Работа была сложной: оригинальных фонограмм не сохранилось, звук в фильме плохой. Что делать? Например, у Вертова похороны Ленина были смонтированы на музыке Вагнера из «Гибели Богов». А Вагнера после войны почти сорок лет нельзя было трогать, потому что он был любимым композитором Гитлера. Мы же считали, что все в фильме должно быть сделано как у Вертова. Нельзя вместо Вагнера какую-то отсебятину вставлять! Но когда пришли делать новую запись этой музыки, весь симфонический оркестр встал на дыбы: «Вагнера играть не хотим и не будем! Он враг, фашист!» Я объясняла им, что Вагнер умер задолго до Гитлера и никаким фашистом не был, что это замысел Вертова, что так сделано в оригинале, который шел в прокате, но они все равно не стали играть: «Не будем и все!» К счастью, нужные записи нашлись в Государственном Доме радиозвукозаписи, и мы обошлись без музыкантов.

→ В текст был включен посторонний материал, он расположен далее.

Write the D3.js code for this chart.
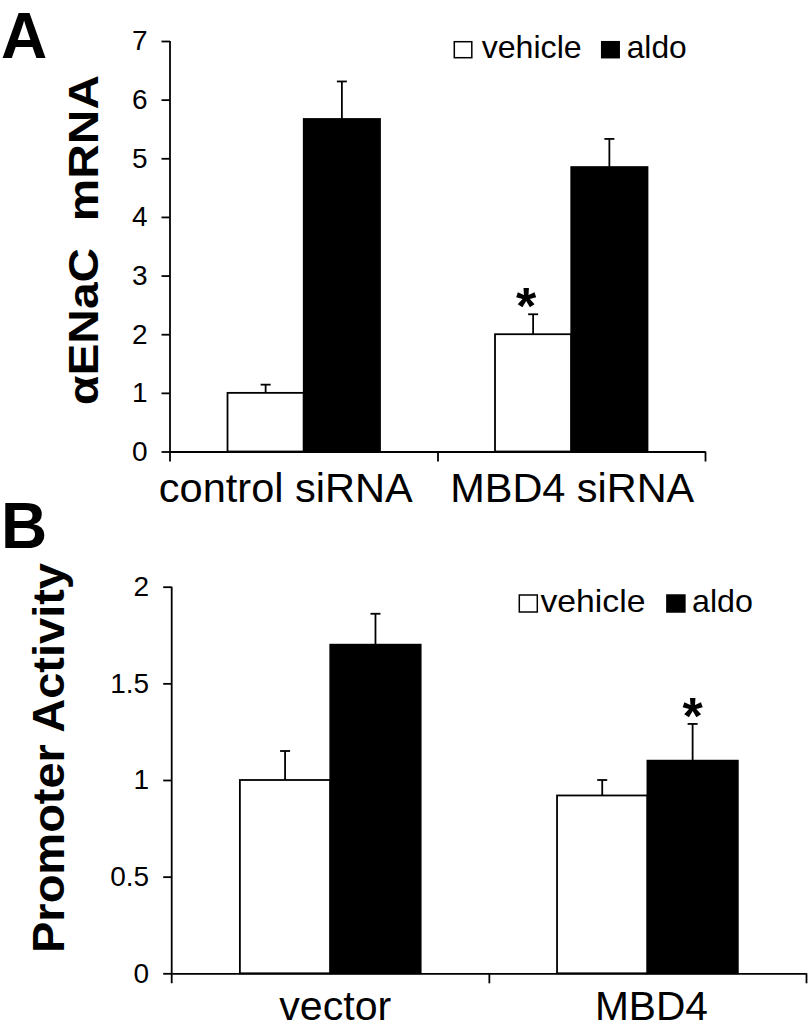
<!DOCTYPE html>
<html>
<head>
<meta charset="utf-8">
<script src="https://cdn.jsdelivr.net/npm/d3@7"></script>
<style>
  html, body { margin: 0; padding: 0; background: #fff; }
  svg { display: block; }
  text { font-family: "Liberation Sans", Arial, Helvetica, sans-serif; fill: #000; }
</style>
</head>
<body>
<svg id="chart" width="808" height="1034"></svg>
<script>
// ---------------- DATA ----------------
const seriesNames = ["vehicle", "aldo"];
const seriesFill = ["#ffffff", "#000000"];

// Panel A: alpha-ENaC mRNA
const aCategories = ["control siRNA", "MBD4 siRNA"];
const aVehicle = [1.0, 2.0];
const aVehicleErr = [0.14, 0.34];
const aAldo = [5.67, 4.85];
const aAldoErr = [0.64, 0.48];
const aTicks = [0, 1, 2, 3, 4, 5, 6, 7];
const aStars = [{ category: "MBD4 siRNA", series: "vehicle" }];

// Panel B: Promoter Activity
const bCategories = ["vector", "MBD4"];
const bVehicle = [1.0, 0.92];
const bVehicleErr = [0.15, 0.08];
const bAldo = [1.70, 1.10];
const bAldoErr = [0.16, 0.19];
const bTicks = [0, 0.5, 1, 1.5, 2];
const bTickLabels = ["0", "0.5", "1", "1.5", "2"];
const bStars = [{ category: "MBD4", series: "aldo" }];

// ---------------- DRAWING ----------------
const svg = d3.select("#chart");

function drawPanel(cfg) {
  const g = svg.append("g");
  const y = d3.scaleLinear().domain([0, cfg.max]).range([cfg.yBase, cfg.yTop]);
  const x = d3.scaleBand().domain(cfg.categories).range([cfg.x0, cfg.x1])
    .paddingInner(0.43).paddingOuter(0.215);
  const xs = d3.scaleBand().domain(seriesNames).range([0, x.bandwidth()]);

  const rows = [];
  cfg.categories.forEach((c, i) => {
    seriesNames.forEach((s, j) => {
      rows.push({ category: c, series: s, j: j,
        value: cfg.values[j][i], err: cfg.errors[j][i] });
    });
  });

  // bars
  g.selectAll("rect.bar").data(rows).enter().append("rect")
    .attr("class", "bar")
    .attr("x", d => x(d.category) + xs(d.series))
    .attr("y", d => y(d.value))
    .attr("width", xs.bandwidth())
    .attr("height", d => y(0) - y(d.value))
    .attr("fill", d => seriesFill[d.j])
    .attr("stroke", "#000")
    .attr("stroke-width", 1.8);

  // error bars (upper only)
  const cx = d => x(d.category) + xs(d.series) + xs.bandwidth() / 2;
  g.selectAll("line.err").data(rows).enter().append("line")
    .attr("x1", cx).attr("x2", cx)
    .attr("y1", d => y(d.value)).attr("y2", d => y(d.value + d.err))
    .attr("stroke", "#000").attr("stroke-width", 1.8);
  g.selectAll("line.cap").data(rows).enter().append("line")
    .attr("x1", d => cx(d) - 5).attr("x2", d => cx(d) + 5)
    .attr("y1", d => y(d.value + d.err)).attr("y2", d => y(d.value + d.err))
    .attr("stroke", "#000").attr("stroke-width", 1.8);

  // significance stars
  const starRows = rows.filter(r => cfg.stars.some(s => s.category === r.category && s.series === r.series));
  g.selectAll("text.star").data(starRows).enter().append("text")
    .attr("x", d => cx(d) + cfg.starDx)
    .attr("y", d => y(d.value + d.err) + 10)
    .attr("text-anchor", "middle")
    .attr("font-weight", "bold")
    .attr("font-size", 52)
    .text("*");

  // y axis
  const yAxis = d3.axisLeft(y).tickValues(cfg.ticks)
    .tickFormat((d, i) => cfg.tickLabels[i])
    .tickSize(8.5).tickSizeOuter(0).tickPadding(14);
  const ya = g.append("g").attr("transform", `translate(${cfg.x0},0)`).call(yAxis);
  ya.select(".domain").remove();
  ya.selectAll(".tick line").attr("stroke", "#000").attr("stroke-width", 1.8);
  ya.selectAll(".tick text").attr("font-size", 28).attr("fill", "#000")
    .style("font-family", '"Liberation Sans", Arial, sans-serif');
  g.append("line").attr("x1", cfg.x0).attr("x2", cfg.x0)
    .attr("y1", y(cfg.max)).attr("y2", y(0) + 10)
    .attr("stroke", "#000").attr("stroke-width", 1.8);

  // x axis (category boundary ticks)
  const xb = d3.scaleLinear().domain([0, cfg.categories.length]).range([cfg.x0, cfg.x1]);
  const xAxis = d3.axisBottom(xb).tickValues(d3.range(1, cfg.categories.length + 1))
    .tickFormat("").tickSize(10).tickSizeOuter(0);
  const xa = g.append("g").attr("transform", `translate(0,${y(0)})`).call(xAxis);
  xa.select(".domain").attr("stroke", "#000").attr("stroke-width", 1.8);
  xa.selectAll(".tick line").attr("stroke", "#000").attr("stroke-width", 1.8);

  // category labels
  g.selectAll("text.cat").data(cfg.categories).enter().append("text")
    .attr("x", (d, i) => x(d) + x.bandwidth() / 2 + cfg.labelDx[i])
    .attr("y", cfg.labelY)
    .attr("text-anchor", "middle")
    .attr("font-size", cfg.labelSize)
    .attr("textLength", (d, i) => cfg.labelLen[i])
    .attr("lengthAdjust", "spacingAndGlyphs")
    .text(d => d);

  // y title
  g.append("text")
    .attr("transform", `translate(${cfg.titleX},${cfg.titleY}) rotate(-90)`)
    .attr("text-anchor", "middle")
    .attr("font-weight", "bold")
    .attr("font-size", cfg.titleSize)
    .attr("textLength", cfg.titleLen)
    .attr("lengthAdjust", "spacingAndGlyphs")
    .style("white-space", "pre")
    .text(cfg.title);

  // panel letter
  g.append("text").attr("x", cfg.letterX).attr("y", cfg.letterY)
    .attr("font-weight", "bold").attr("font-size", 64).text(cfg.letter);

  // legend
  const L = cfg.legend;
  seriesNames.forEach((s, j) => {
    g.append("rect").attr("x", L.boxX[j]).attr("y", L.boxY)
      .attr("width", L.boxW).attr("height", L.boxH)
      .attr("fill", seriesFill[j]).attr("stroke", "#000").attr("stroke-width", 1.5);
    g.append("text").attr("x", L.textX[j]).attr("y", L.baseY)
      .attr("font-size", 32)
      .attr("textLength", L.textLen[j]).attr("lengthAdjust", "spacingAndGlyphs")
      .text(s);
  });
}

drawPanel({
  categories: aCategories, values: [aVehicle, aAldo], errors: [aVehicleErr, aAldoErr],
  ticks: aTicks, tickLabels: aTicks.map(String), max: 7, stars: aStars, starDx: -7,
  x0: 170, x1: 705, yTop: 41, yBase: 451.5,
  labelY: 502, labelSize: 40, labelLen: [254, 244], labelDx: [-18, 1],
  title: "αENaC  mRNA", titleX: 98, titleY: 240, titleSize: 42, titleLen: 330,
  letter: "A", letterX: 1, letterY: 58,
  legend: { boxX: [454.3, 601.7], boxY: 41.7, boxW: 17.5, boxH: 16,
            textX: [481.7, 626.7], textLen: [100, 60], baseY: 58 }
});

drawPanel({
  categories: bCategories, values: [bVehicle, bAldo], errors: [bVehicleErr, bAldoErr],
  ticks: bTicks, tickLabels: bTickLabels, max: 2, stars: bStars, starDx: 0,
  x0: 171.7, x1: 806, yTop: 586.7, yBase: 973.3,
  labelY: 1020, labelSize: 41, labelLen: [112, 113], labelDx: [5, 4],
  title: "Promoter Activity", titleX: 64, titleY: 758, titleSize: 44, titleLen: 390,
  letter: "B", letterX: 1, letterY: 548,
  legend: { boxX: [519.3, 666.9], boxY: 595, boxW: 18, boxH: 17,
            textX: [540.4, 692], textLen: [105, 61], baseY: 612 }
});
</script>
</body>
</html>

При жизни Вертова микшер в кинотеатрах находился в зрительном зале, и Денис Аркадьевич написал партитуру по всему фильму, обозначив, как все должно звучать. Эта партитура сохранилась. Там был эпизод, который должен идти на тихой музыке. Мы так его и записали. А когда сдавали фильм, вдруг встал директор студии Семин и сказал: «Работа звукооператора очень плохая. Почему здесь так тихо?» У нас была прекрасный звукооператор Валентина Георгиевская. Она, бедная, даже заплакала от несправедливости. Вот такие были невежественные руководители. <...>
— А как Вертов заболел, Вы помните?
— Он заболел осенью 1953 года, сначала почти не лечился. Потом ему стало хуже. Мы со Свиловой повели Дениса Аркадьевича к Липману, знаменитому гомеопату. Он посмотрел его и сказал: «Я уже ничего не смогу сделать». Однажды Вертову стало совсем плохо. Вызвали скорую помощь. Его положили в институт Склифосовского, он там лежал некоторое время. Как-то мы пришли с Мишей Кауфманом к нему на свидание, и он попросил нас: «Возьмите меня отсюда домой, я не могу здесь». А нам уже объявили, что Дениса Аркадьевича нужно обязательно оперировать. Но Вертов написал главному врачу письмо, где просил отпустить его. Врач его отпустил. Мы с Кауфманом его забрали. Возвращаться в больницу Вертов не стал, как его ни уговаривали. Ближе к концу болезни мы смогли привезти к нему министра здравоохранения Петровского, который, осмотрев Вертова, сказал, что ему осталось жить две недели. У Дениса Аркадьевича был рак желудка, и он почти ничего не ел. Страдал страшно, но ни единого раза не сказал, что ему тяжко. Он был удивительно волевой человек и держал себя очень стойко. Никогда не стонал. Елизавета Игнатьевна рассказывала, что она по ночам просыпалась от страха, что Денис Аркадьевич уже умер, так тихо он лежал. А он боялся, что Лиза будет волноваться, и не сможет спать. Продолжалось это недолго — ровно три месяца. А 12 февраля он умер...
Октябрь 2002 г.
Пумпянская С. «Я мечтала работать на киностудии» [Инт. Евг. Цымбала] // Киноведческие записки. 2003. № 62.